前言
前面介绍过doc_values,主要作用是为了更好的支持排序,聚合,脚本等需求,以面向列的方式存储,对于排序和聚合来说更高效,不过对于text字段,doc_values是不支持的。
fielddata
对于上述问题,有一种替代方案就是使用fielddata,这是一种把文本字段放到内存中来处理的方式,先直接从磁盘读取每个段的反向索引,然后通过反向索引,反转索引与文档的关系,最后将结果放到JVM堆内存中来处理。
注意:由于fielddata的机制,会占用大量堆空间,因此可能会造成频繁的FullGC,导致用户遇到延迟、卡顿等现象,这也是为什么fielddata默认为不开启的原因。
案例演示
首先,先建立一个emp索引
PUT /emp/
{
"mappings": {
"properties": {
"name":{
"type": "text"
},
"age":{
"type": "integer"
}
}
}
}
插入一条数据
PUT /emp/_doc/1
{
"name":"zhang san",
"age":18
}
尝试对age进行一次聚合查询
GET /emp/_search
{
"aggs": {
"age_bucket": {
"terms": {
"field": "age"
}
}
}
}
OK,没问题
再尝试对name进行一次聚合查询
GET /emp/_search
{
"aggs": {
"name_bucket": {
"terms": {
"field": "name"
}
}
}
}
报错了
{
"error" : {
"root_cause" : [
{
"type" : "illegal_argument_exception",
"reason" : "Text fields are not optimised for operations that require per-document field data like aggregations and sorting, so these operations are disabled by default.
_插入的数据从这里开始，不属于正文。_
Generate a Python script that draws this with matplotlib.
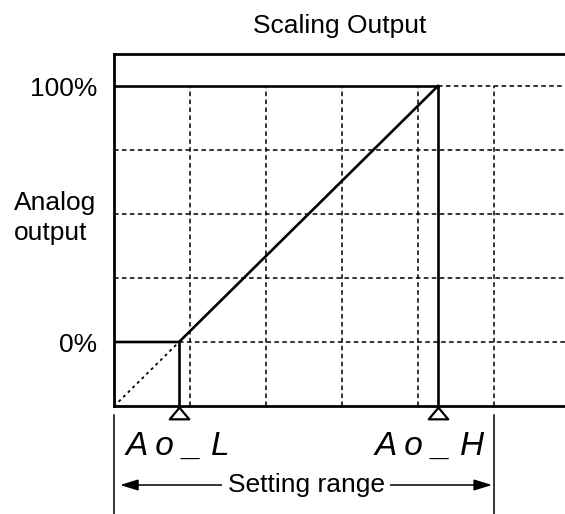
import matplotlib
matplotlib.use("Agg")
import matplotlib.pyplot as plt
import matplotlib.transforms as mtransforms
from matplotlib.path import Path

plt.rcParams["font.family"] = ["Liberation Sans", "DejaVu Sans"]

# chart values
grid_x = [1, 2, 3, 4, 5]
grid_y = [25, 50, 75]
ao_l = 0.855
ao_h = 4.26
out_low, out_high = 0, 100
y_ticks = [0, 100]
y_tick_labels = ["0%", "100%"]
range_x = [0.08, 4.97]
bracket_x = [0.0, 5.0]

INK = "#000000"
FS = 19

fig = plt.figure(figsize=(5.65, 5.14), dpi=100)
ax = fig.add_axes([114 / 565, 108 / 514, 451 / 565, 352 / 514])
ax.set_xlim(0, 5.93)
ax.set_ylim(-25, 112.5)

for side in ("left", "top", "bottom"):
    ax.spines[side].set_linewidth(2.0)
ax.spines["right"].set_visible(False)
ax.set_xticks([])
ax.set_yticks(y_ticks, y_tick_labels, fontsize=FS)
ax.tick_params(axis="y", length=0, pad=12)

dash = (0, (3.0, 2.2))
lw_grid = 1.1
# vertical grid
for gx in grid_x:
    ax.plot([gx, gx], [-25, out_high], color=INK, lw=lw_grid, ls=dash, zorder=1)
# horizontal grid
for gy in grid_y:
    ax.plot([0, 5.93], [gy, gy], color=INK, lw=lw_grid, ls=dash, zorder=1)
ax.plot([ao_l, 5.93], [out_low, out_low], color=INK, lw=lw_grid, ls=dash, zorder=1)
ax.plot([ao_h, 5.93], [out_high, out_high], color=INK, lw=lw_grid, ls=dash, zorder=1)

# extrapolated dotted part
slope = (out_high - out_low) / (ao_h - ao_l)
ax.plot([0, ao_l], [out_low - slope * ao_l, out_low], color=INK, lw=1.3,
        ls=(0, (1.6, 2.0)), zorder=2)

# scaling output
lw_main = 1.9
ax.plot([0, ao_l, ao_h], [out_low, out_low, out_high], color=INK, lw=lw_main, zorder=3)
ax.plot([0, ao_h], [out_high, out_high], color=INK, lw=lw_main, zorder=3)
ax.plot([ao_l, ao_l], [-25, out_low], color=INK, lw=lw_main, zorder=3)
ax.plot([ao_h, ao_h], [-25, out_high], color=INK, lw=lw_main, zorder=3)

# triangles under the axis
tri = Path([(-1, -0.6), (1, -0.6), (0, 0.6), (-1, -0.6)],
           [Path.MOVETO, Path.LINETO, Path.LINETO, Path.CLOSEPOLY])
offset = mtransforms.ScaledTranslation(0, -7 / 100, fig.dpi_scale_trans)
ax.plot([ao_l, ao_h], [0, 0], ls="none", marker=tri, markersize=14,
        markerfacecolor="white", markeredgecolor=INK, markeredgewidth=1.6,
        transform=ax.get_xaxis_transform() + offset, clip_on=False, zorder=5)

# setting range bracket
xt = ax.get_xaxis_transform()
for bx in bracket_x:
    ax.plot([bx, bx], [-9 / 352, -110 / 352], color=INK, lw=1.1,
            transform=xt, clip_on=False)

ax.annotate("", xy=(range_x[0], -79 / 352), xytext=(range_x[1], -79 / 352),
            xycoords=xt, textcoords=xt,
            arrowprops=dict(arrowstyle="<|-|>,head_length=0.55,head_width=0.17",
                            color=INK, lw=1.1, shrinkA=0, shrinkB=0,
                            mutation_scale=20))
ax.text(sum(range_x) / 2, -79 / 352, "Setting range", transform=xt,
        ha="center", va="center", fontsize=FS,
        bbox=dict(facecolor="white", edgecolor="none", pad=4))

# parameter labels
ax.text((126 - 114) / 76, -49 / 352, "A o _ L", transform=xt, ha="left",
        va="baseline", fontsize=24, style="italic", clip_on=False)
ax.text((374 - 114) / 76, -49 / 352, "A o _ H", transform=xt, ha="left",
        va="baseline", fontsize=24, style="italic", clip_on=False)

fig.text(14 / 565, 1 - 218 / 514, "Analog\noutput", ha="left", va="center",
         fontsize=FS, linespacing=1.3)
ax.set_title("Scaling Output", fontsize=FS, pad=15)

fig.savefig("out.png", dpi=100)
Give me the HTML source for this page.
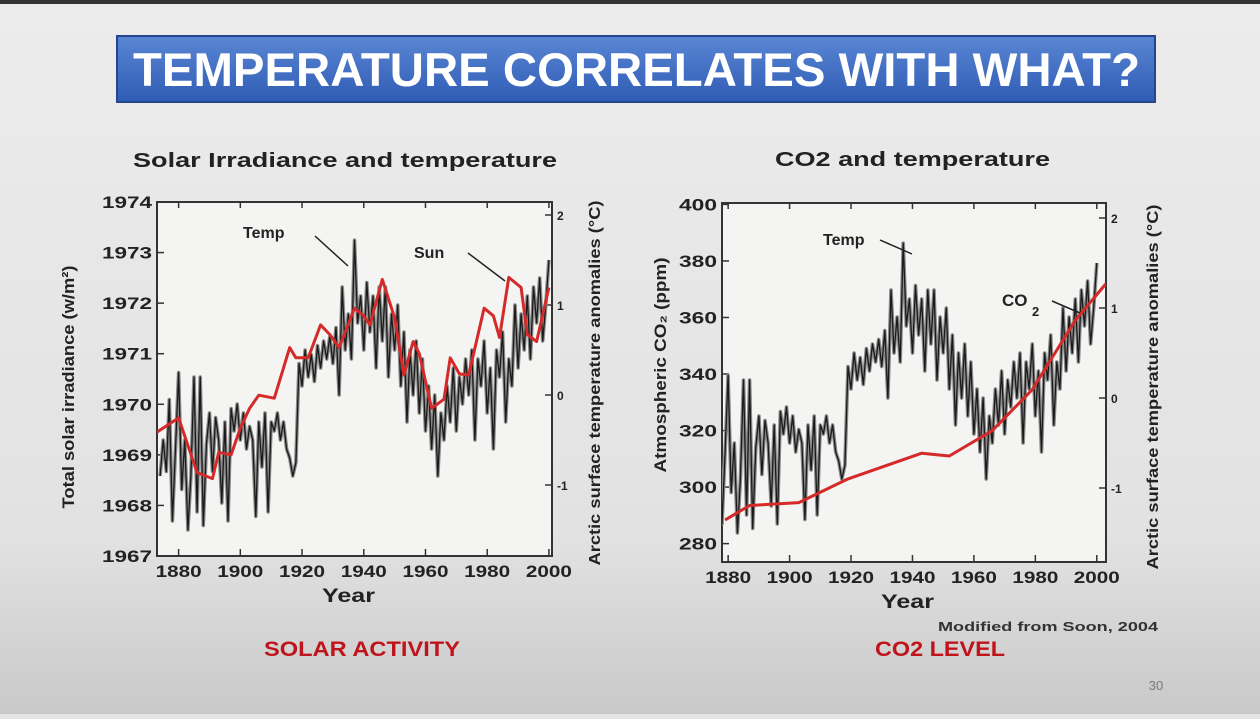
<!DOCTYPE html>
<html><head><meta charset="utf-8"><style>
body{margin:0;width:1260px;height:714px;overflow:hidden;background:#e4e4e4;font-family:"Liberation Sans",Arial,sans-serif}
svg text{font-family:"Liberation Sans",Arial,sans-serif}
</style></head><body>
<svg id="s" width="1260" height="714" viewBox="0 0 1260 714">
<defs>
<linearGradient id="bg" x1="0" y1="0" x2="0" y2="1"><stop offset="0" stop-color="#ececec"/><stop offset="0.75" stop-color="#e2e2e2"/><stop offset="1" stop-color="#c9c9c9"/></linearGradient>
<linearGradient id="ban" x1="0" y1="0" x2="0" y2="1"><stop offset="0" stop-color="#5a86d4"/><stop offset="1" stop-color="#2f5cb4"/></linearGradient>
<clipPath id="cL"><rect x="157" y="202" width="395" height="354"/></clipPath>
<clipPath id="cR"><rect x="722" y="203" width="384" height="359"/></clipPath>
</defs>
<rect width="1260" height="714" fill="url(#bg)"/>
<rect width="1260" height="4" fill="#333"/>
<rect x="117" y="36" width="1038" height="66" fill="url(#ban)" stroke="#24468c" stroke-width="2"/>
<text x="133" y="86" textLength="1007" lengthAdjust="spacingAndGlyphs" font-size="47" font-weight="bold" fill="#fff">TEMPERATURE CORRELATES WITH WHAT?</text>

<text x="133" y="167" textLength="424" lengthAdjust="spacingAndGlyphs" font-size="20" font-weight="bold" fill="#222">Solar Irradiance and temperature</text>
<text x="775" y="166" textLength="275" lengthAdjust="spacingAndGlyphs" font-size="20" font-weight="bold" fill="#222">CO2 and temperature</text>

<g id="L"></g>
<g id="R"></g>

<text x="322" y="602" textLength="53" lengthAdjust="spacingAndGlyphs" font-size="19" font-weight="bold" fill="#222">Year</text>
<text x="881" y="608" textLength="53" lengthAdjust="spacingAndGlyphs" font-size="19" font-weight="bold" fill="#222">Year</text>
<text x="74" y="387" transform="rotate(-90 74 387)" text-anchor="middle" textLength="243" lengthAdjust="spacingAndGlyphs" font-size="17" font-weight="bold" fill="#222">Total solar irradiance (w/m²)</text>
<text x="600" y="383" transform="rotate(-90 600 383)" text-anchor="middle" textLength="365" lengthAdjust="spacingAndGlyphs" font-size="16" font-weight="bold" fill="#222">Arctic surface temperature anomalies (°C)</text>
<text x="666" y="365" transform="rotate(-90 666 365)" text-anchor="middle" textLength="215" lengthAdjust="spacingAndGlyphs" font-size="17" font-weight="bold" fill="#222">Atmospheric CO₂ (ppm)</text>
<text x="1158" y="387" transform="rotate(-90 1158 387)" text-anchor="middle" textLength="365" lengthAdjust="spacingAndGlyphs" font-size="16" font-weight="bold" fill="#222">Arctic surface temperature anomalies (°C)</text>

<text x="938" y="631" textLength="220" lengthAdjust="spacingAndGlyphs" font-size="13" font-weight="bold" fill="#333">Modified from Soon, 2004</text>
<text x="264" y="656" textLength="196" lengthAdjust="spacingAndGlyphs" font-size="21" font-weight="bold" fill="#c0141c">SOLAR ACTIVITY</text>
<text x="875" y="656" textLength="130" lengthAdjust="spacingAndGlyphs" font-size="21" font-weight="bold" fill="#c0141c">CO2 LEVEL</text>
<text x="1156" y="690" text-anchor="middle" font-size="13" fill="#777">30</text>
</svg>
<script>
const tempStart = 1874;
const tempValues = [-0.9,-0.5,-0.85,-0.05,-1.4,-0.6,0.25,-1.05,-0.5,-1.5,-0.9,0.2,-1.3,0.2,-1.45,-0.55,-0.2,-0.85,-0.25,-0.5,-1.2,-0.3,-1.4,-0.15,-0.4,-0.1,-0.5,-0.2,-0.6,-0.35,-0.5,-1.35,-0.3,-0.8,-0.2,-1.3,-0.3,-0.4,-0.2,-0.5,-0.3,-0.6,-0.7,-0.9,-0.75,
0.35,0.1,0.5,0.2,0.45,0.15,0.55,0.3,0.6,0.4,0.65,0.35,0.75,0.0,
1.2,0.5,0.9,0.4,1.72,0.8,1.1,0.5,1.25,0.7,1.1,0.3,1.2,
0.6,1.2,0.2,0.9,0.5,1.0,0.1,0.7,-0.3,0.5,0.0,0.6,-0.2,0.4,-0.4,0.1,-0.6,0.0,
-0.9,-0.2,-0.5,0.1,-0.3,0.3,-0.4,0.2,-0.1,0.4,0.0,0.5,-0.5,0.4,0.1,0.6,-0.2,0.3,-0.6,0.5,0.2,0.7,-0.3,0.4,0.1,
1.0,0.3,0.9,0.5,1.1,0.4,1.2,0.8,1.3,0.6,1.0,1.5];
const sunYears = [1873,1880,1886,1891,1893,1897,1900,1903,1906,1911,1916,1918,1922,1926,1929,1932,1937,1940,1942,1946,1950,1953,1956,1958,1962,1966,1968,1971,1974,1979,1982,1984,1987,1991,1993,1996,2000];
const sunValues = [1969.45,1969.73,1968.65,1968.53,1969.05,1969.0,1969.53,1969.92,1970.18,1970.12,1971.12,1970.92,1970.92,1971.57,1971.38,1971.12,1971.9,1971.75,1971.57,1972.47,1971.71,1970.58,1971.24,1971.0,1969.92,1970.1,1970.92,1970.6,1970.58,1971.9,1971.75,1971.32,1972.51,1972.31,1971.38,1971.24,1972.31];
const co2Years = [1879,1887,1903,1919,1943,1952,1966,1979,1993,2003];
const co2Values = [288.4,293.5,294.5,302.9,312,311,320,334.5,359,372];
const leftTicks = [1967,1968,1969,1970,1971,1972,1973,1974];
const co2Ticks = [280,300,320,340,360,380,400];
const tempTicks = [-1,0,1,2];
const yearTicks = [1880,1900,1920,1940,1960,1980,2000];

const NS='http://www.w3.org/2000/svg';
function mk(parent,tag,attrs,txt){const e=document.createElementNS(NS,tag);for(const k in attrs)e.setAttribute(k,attrs[k]);if(txt!==undefined)e.textContent=txt;parent.appendChild(e);return e;}
function lin(d0,d1,r0,r1){return v=>r0+(v-d0)*(r1-r0)/(d1-d0);}

function chart(g,box,xd,yd,y2d,ticks,ylw,clip,series){
  const x=lin(xd[0],xd[1],box.x0,box.x1), y=lin(yd[0],yd[1],box.y1,box.y0), y2=lin(y2d[0],y2d[1],y2d[2],y2d[3]);
  const f=mk(g,'rect',{x:box.x0,y:box.y0,width:box.x1-box.x0,height:box.y1-box.y0,fill:'#f4f4f2',stroke:'#333','stroke-width':2});
  
  
  ticks.forEach(t=>{const yy=y(t);
    const l=mk(g,'line',{x1:box.x0,x2:box.x0+7,y1:yy,y2:yy,stroke:'#333','stroke-width':1.5});
    
    
    const tx=mk(g,'text',{x:box.x0-5-ylw,y:yy+6,textLength:ylw,lengthAdjust:'spacingAndGlyphs','font-size':17,'font-weight':'bold',fill:'#222'},t);
    
    });
  tempTicks.forEach(t=>{const yy=y2(t);
    mk(g,'line',{x1:box.x1-7,x2:box.x1,y1:yy,y2:yy,stroke:'#333','stroke-width':1.5});
    const tx=mk(g,'text',{x:box.x1+5,y:yy+5,'font-size':12,'font-weight':'bold',fill:'#222'},t);
    
    });
  yearTicks.forEach(t=>{const xx=x(t);
    mk(g,'line',{x1:xx,x2:xx,y1:box.y1,y2:box.y1-7,stroke:'#333','stroke-width':1.5});
    mk(g,'line',{x1:xx,x2:xx,y1:box.y0,y2:box.y0+6,stroke:'#333','stroke-width':1.5});
    const tx=mk(g,'text',{x:xx-23,y:box.y1+21,textLength:46,lengthAdjust:'spacingAndGlyphs','font-size':17,'font-weight':'bold',fill:'#222'},t);
    
    });
  const cg=mk(g,'g',{'clip-path':'url(#'+clip+')'});
  let d=tempValues.map((v,i)=>(i?'L':'M')+x(tempStart+i).toFixed(1)+','+y2(v).toFixed(1)).join('');
  const tl=mk(cg,'path',{d:d,fill:'none',stroke:'#8a8a8a','stroke-width':3.6,'stroke-linejoin':'round'});
  
  
  const tl2=mk(cg,'path',{d:d,fill:'none',stroke:'#1a1a1a','stroke-width':1.3,'stroke-linejoin':'round'});
  
  
  let d2=series.ys.map((yr,i)=>(i?'L':'M')+x(yr).toFixed(1)+','+y(series.vs[i]).toFixed(1)).join('');
  const rl=mk(cg,'path',{d:d2,fill:'none',stroke:'#d42a2a','stroke-width':3,'stroke-linejoin':'round'});
  
  
}
const L=document.getElementById('L'), R=document.getElementById('R');
chart(L,{x0:157,x1:552,y0:202,y1:556},[1873,2001],[1967,1974],[0,1,395,305],leftTicks,50,'cL',{ys:sunYears,vs:sunValues,name:'sun-line'});
chart(R,{x0:722,x1:1106,y0:203,y1:562},[1878,2003],[273.5,400.5],[0,1,398,308],co2Ticks,38,'cR',{ys:co2Years,vs:co2Values,name:'co2-line'});
function ann(g,t,tx,ty,x1,y1,x2,y2,name){
  const e=mk(g,'text',{x:tx,y:ty,'font-size':16,'font-weight':'bold',fill:'#222'},t);
  
  
  mk(g,'line',{x1:x1,y1:y1,x2:x2,y2:y2,stroke:'#222','stroke-width':1.5});
}
ann(L,'Temp',243,238,315,236,348,266,'temp-annotation');
ann(L,'Sun',414,258,468,253,505,281,'sun-annotation');
ann(R,'Temp',823,245,880,240,912,254,'temp-annotation-right');
const c=mk(R,'text',{x:1002,y:306,'font-size':17,'font-weight':'bold',fill:'#222'},'CO');


mk(R,'text',{x:1032,y:316,'font-size':13,'font-weight':'bold',fill:'#222'},'2');
mk(R,'line',{x1:1052,y1:301,x2:1080,y2:313,stroke:'#222','stroke-width':1.5});
</script>
</body></html>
Please use a keyword field instead. Alternatively, set fielddata=true on [name] in order to load field data by uninverting the inverted index. Note that this can use significant memory."
}
],
"type" : "search_phase_execution_exception",
"reason" : "all shards failed",
"phase" : "query",
"grouped" : true,
"failed_shards" : [
{
"shard" : 0,
"index" : "emp",
"node" : "ev2pyH4yRBGAVpXTGrXUzg",
"reason" : {
"type" : "illegal_argument_exception",
"reason" : "Text fields are not optimised for operations that require per-document field data like aggregations and sorting, so these operations are disabled by default. Please use a keyword field instead. Alternatively, set fielddata=true on [name] in order to load field data by uninverting the inverted index. Note that this can use significant memory."
}
}
],
"caused_by" : {
"type" : "illegal_argument_exception",
"reason" : "Text fields are not optimised for operations that require per-document field data like aggregations and sorting, so these operations are disabled by default. Please use a keyword field instead. Alternatively, set fielddata=true on [name] in order to load field data by uninverting the inverted index. Note that this can use significant memory.",
"caused_by" : {
"type" : "illegal_argument_exception",
"reason" : "Text fields are not optimised for operations that require per-document field data like aggregations and sorting, so these operations are disabled by default. Please use a keyword field instead. Alternatively, set fielddata=true on [name] in order to load field data by uninverting the inverted index. Note that this can use significant memory."
}
}
},
"status" : 400
}
显然,不能对text字段进行聚合处理,现在我们尝试加上fielddata再试试。
重新建立一个索引emp2
PUT /emp2/
{
"mappings": {
"properties": {
"name":{
"type": "text",
"fielddata": true
},
"age":{
"type": "integer"
}
}
}
}
插入数据
PUT /emp2/_doc/1
{
"name":"zhang san",
"age":18
}
聚合查询
GET /emp2/_search
{
"aggs": {
"name_bucket": {
"terms": {
"field": "name"
}
}
}
}
这次可以了
fielddata的替代方案
虽然现在已经可以对name进行聚合查询了,但是前面已经分析过了,由于启用fielddata会造成JVM堆内存异常,所以这并不是一个明智的选择,那么还有什么可替代的方案呢?
其实答案在前面的报错中,就已经给出了
我们可以使用keyword来实现,name用于全文搜索,而name.keywork用于聚合等查询。
就像如下案例这样:
PUT /emp3/
{
"mappings": {
"properties": {
"name":{
"type": "text",
"fields": {
"keyword":{
"type":"keyword",
"ignore_above":256
}
}
},
"age":{
"type": "integer"
}
}
}
}
PUT /emp3/_doc/1
{
"name":"zhang san",
"age":18
}
GET /emp3/_search
{
"aggs": {
"name_bucket": {
"terms": {
"field": "name.keyword"
}
}
}
}
当然keyword不会分词,不过你要好好考虑的是,为什么你会对文本字段分词后再进行聚合、排序或者在脚本中使用,当你仔细分析后你会发现这样做通常是没有意义的。